There are some significant challenges within the Refining Executive Leadership Team given the current dynamics. One Senior Refining VP is focused on non-essential matters with little understanding of what it takes to properly invest and safely operate. His gobbledygook focus on employee development is more about appearances than tangible results. The extremely qualified second Senior Refining VP is consistently stepping up to lead Refining’s capital development strategy along with expense budget management. Lastly the inexperienced Executive VP Refining looks like he is in over his head and is always off on vendor boondoggles. It could be a good time for MPC’s new CEO to make a strategic evaluation of Refining’s current leadership. Thoughts from others?
10 replies (most recent on top)
This aged really well.
MPC is in a race to the bottom. They don't care what you, how much you do, or how you do it. They only care how much you cost them. Talent is leaving because raises are not coming, the employees left are yes men or people coasting to retirement.
Not only is top talent leaving, those who stay are so demoralized and belittled that they don’t care anymore.
They don't even care what value you bring (money), in that they won't pay you more. They'll let their top talent leave while they claim promotions are happening slower these days.
You must be young.
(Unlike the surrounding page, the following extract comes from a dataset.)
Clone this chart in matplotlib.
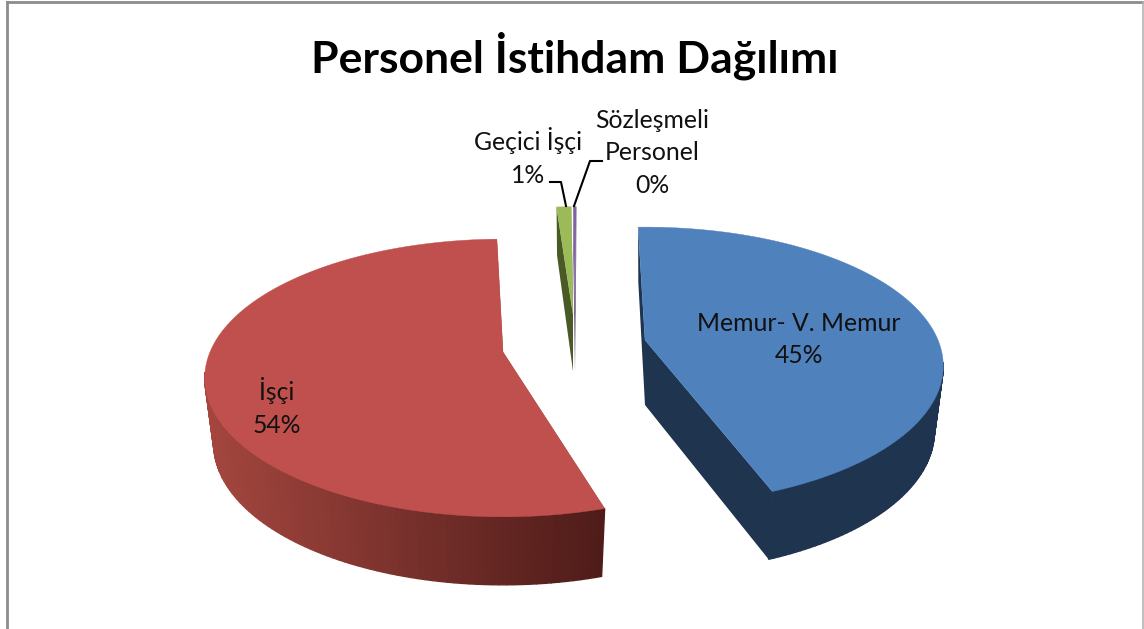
import numpy as np
import matplotlib
matplotlib.use('Agg')
import matplotlib.pyplot as plt

# share of each group (labels show them rounded)
names = ['Memur- V. Memur', 'İşçi', 'Geçici İşçi', 'Sözleşmeli\nPersonel']
shares = [44.6, 54.2, 1.0, 0.2]
top_colors = ['#4f81bd', '#c0504d', '#9bbb59', '#8064a2']
side_colors = ['#1f344f', '#7a2f2c', '#4a5a26', '#5a4a70']

# fake 3d pie, everything in image pixels
FIG_W, FIG_H = 1144, 629
RX, RY, PERSP = 293, 134, 0.187
START = -1.6
INSET = 0.97  # lower edge of the wall is a bit narrower
apex_x = [645, 503, 573, 575]
apex_y = [340, 352, 314, 314]
nudge = [0, 4.5, 1.9, 1.9]
radius = [1, 1, 0.95, 0.95]
thick = [1, 1, 0.88, 0.88]

plt.rcParams['font.family'] = ['Lato', 'DejaVu Sans']

fig = plt.figure(figsize=(FIG_W / 100, FIG_H / 100), dpi=100)
ax = fig.add_axes([0, 0, 1, 1])
ax.set_xlim(0, FIG_W)
ax.set_ylim(FIG_H, 0)
ax.axis('off')


def rim(theta, i):
    # theta in degrees clockwise from the back of the pie
    t = np.radians(theta)
    s = 1 / (1 + PERSP * np.cos(t))
    x = apex_x[i] + radius[i] * RX * np.sin(t) * s
    y = apex_y[i] - radius[i] * RY * np.cos(t) * s
    return x, y


def depth(theta, i):
    c = np.cos(np.radians(theta))
    return thick[i] * np.where(c > 0, 65 - 10 * c, 65 - 3 * c)


def mix(a, b, f):
    a, b = np.array(matplotlib.colors.to_rgb(a)), np.array(matplotlib.colors.to_rgb(b))
    return a + (b - a) * f


angle = START
for i, share in enumerate(shares):
    a0 = angle + nudge[i]
    a1 = a0 + share * 3.6
    angle += share * 3.6
    theta = np.linspace(a0, a1, 160)
    x, y = rim(theta, i)
    d = depth(theta, i)
    ax_, ay_ = apex_x[i], apex_y[i]
    d0 = 65 * thick[i]
    low_x = ax_ + (x - ax_) * INSET

    # start and end faces of the slice
    for th in (a0, a1):
        fx, fy = rim(th, i)
        ax.fill([ax_, fx, ax_ + (fx - ax_) * INSET, ax_], [ay_, fy, fy + depth(th, i), ay_ + d0],
                color=side_colors[i], lw=0, zorder=i + 1)

    # outer wall, only the front part shows. strips so the red one can fade left to right
    for k in range(len(theta) - 1):
        if np.cos(np.radians(theta[k])) > -0.15:
            continue
        if i == 1:
            f = np.clip((x[k] - 204) / (603 - 204), 0, 1)
            col = mix('#a4463f', '#4f1c19', f)
        else:
            col = side_colors[i]
        ax.fill([x[k], x[k + 1], low_x[k + 1], low_x[k]],
                [y[k], y[k + 1], y[k + 1] + d[k + 1], y[k] + d[k]],
                color=col, lw=1, zorder=i + 1)

    # top face
    ax.fill(np.r_[ax_, x], np.r_[ay_, y], color=top_colors[i], lw=0.3, zorder=i + 1.5)

pct = [f'{round(v)}%' for v in shares]
txt = dict(ha='center', va='center', fontsize=17.8, color='#111111', zorder=10, linespacing=1.5)
ax.text(799, 339.5, f'{names[0]}\n{pct[0]}', **txt)
ax.text(277, 407, f'{names[1]}\n{pct[1]}', **txt)
ax.text(528, 157, f'{names[2]}\n{pct[2]}', **txt)
ax.text(652, 153, f'{names[3]}\n{pct[3]}', **txt)

ax.text(575, 56, 'Personel İstihdam Dağılımı', ha='center', va='center',
        fontsize=32, fontweight='bold', color='black', zorder=10)

# leader lines
ax.plot([550, 561, 566], [182, 182, 206], color='black', lw=1.5, zorder=9)
ax.plot([602, 590, 574], [161, 161, 206], color='black', lw=1.5, zorder=9)

# frame of the chart, no bottom edge in the crop
ax.plot([7, 7], [FIG_H, 2], color='#8c8c8c', lw=2, zorder=0)
ax.plot([7, FIG_W], [2, 2], color='#8c8c8c', lw=2, zorder=0)
ax.plot([1143, 1143], [2, FIG_H], color='#b4b4b4', lw=1.2, zorder=0)

fig.savefig('out.png', dpi=100)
Marathon may say they value the HOW but all that really matters with basically any publicly traded company is What value you bring (money) no one cares how you do it as long as you bring value.
With a possible War coming Refineries are very important and any hitches need to be worked out now. Easier to retrain what you have today than bring in rookies. Directly express the problem and a suggested solution to the top.
OP is spot on! My colleagues and I experience it every day. Sadly the three amigos are creating uncertainty in our future without alignment in strategy and vision. Things are vastly different today than they were just a couple of years ago.
It sounds like there’s agreement that these are some flawed leaders. at this level of leadership we shouldn’t be debating about choosing the lesser of the two. Personally I’ve only heard bad things about both. All can agree executive VP is a lost cause?
Needs to go external. For all of those positions. She won’t be promoting within.
People skills are more important than technical. I completely see this opposite of you. Marathon has been saying they value the HOW more than the WHAT.